For example, we have an application currently running on an RDBMS with lots of tables that are mostly about relationships - a user works for an organisation, a message relates to a particular topic, a topic is part of a given survey, an organisation is responding to a particular survey etc. Right now we have to do a lot of joins to present this data to the end users as they prefer, and these joins will become expensive as we have to handle larger volumes of data and traverse foreign key lookups all the time, so Neo4j might be a good option here.
On the other hand, we have other applications, also running on an RDBMS, where most of our data would naturally suit wide rectangular formats, and the main challenge is to deal with high volumes of sparse data e.g. tables with hundreds of columns where individual columns may not be populated for every record. If we were looking for a NoSQL option here, I'd probably choose MongoDB rather than Neo4j.
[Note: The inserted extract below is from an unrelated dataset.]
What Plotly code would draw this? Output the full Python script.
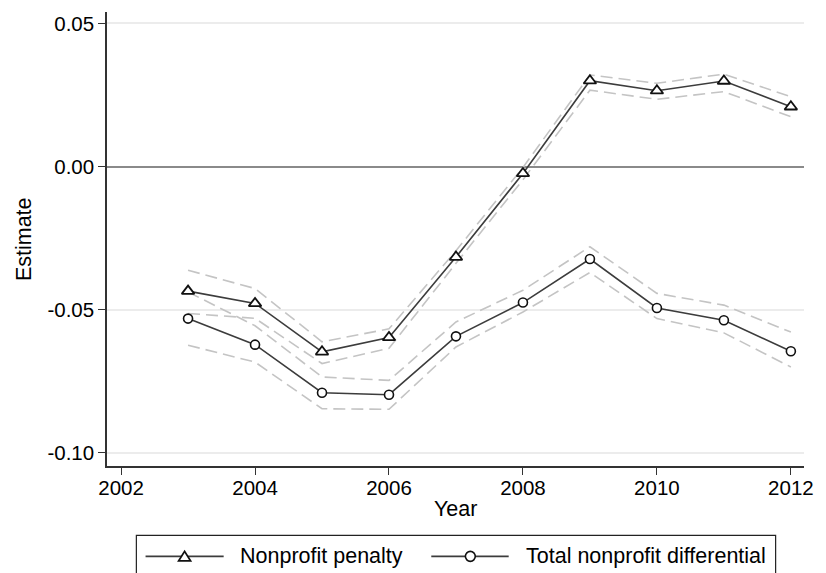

So what are the sweet spots for Neo4j, and where would you probably choose a different database?
Excellent question, and the one that is most important when deciding which storage system to use for a specific use case.
In my opinion, Neo4j shines when it comes to real-time queries of the localized data. When I say localized, I mean data closely connected to one or few nodes.
For example, finding friends of friends in the social network, or finding which products a person buys together.
Anything that requires complex queries of interconnected, joined data is a good use case for Neo4j.
As you correctly put it, if you have SQL tables that represent relationships between entities, it will most certainly be more efficient and performant to store this in Neo4j instead.
Examples are plenty: social networks, access control lists, master data management... We cover some of these use cases in the book, so take a look there as well.
Neo4j also supports ACID transactions, unlikely most of other NoSQL solutions, which makes in unique proposition for uses cases that require transaction support.
Neo4j does support storing tabular and semi-structured data (each node is Neo4j is just a bag of properties, not dissimilar to Mongo's document).
But Neo4j does not support sharding (which Mongo has built-in for example), so scaling out with large amount of tabular data will most likely be less efficient in Neo4j.
Storing large blobs of data (like PDFs or images) is not Neo4j's strength as well - I'd probably choose other db for that.
When talking about Big Data, any query use case that is likely to scan entire graph will probably not have full benefits of Neo4j Graph engine (this means that the data is not localized) - for such cases, depending on the size of the data, HDFS/Hadoop based solution bay be better option.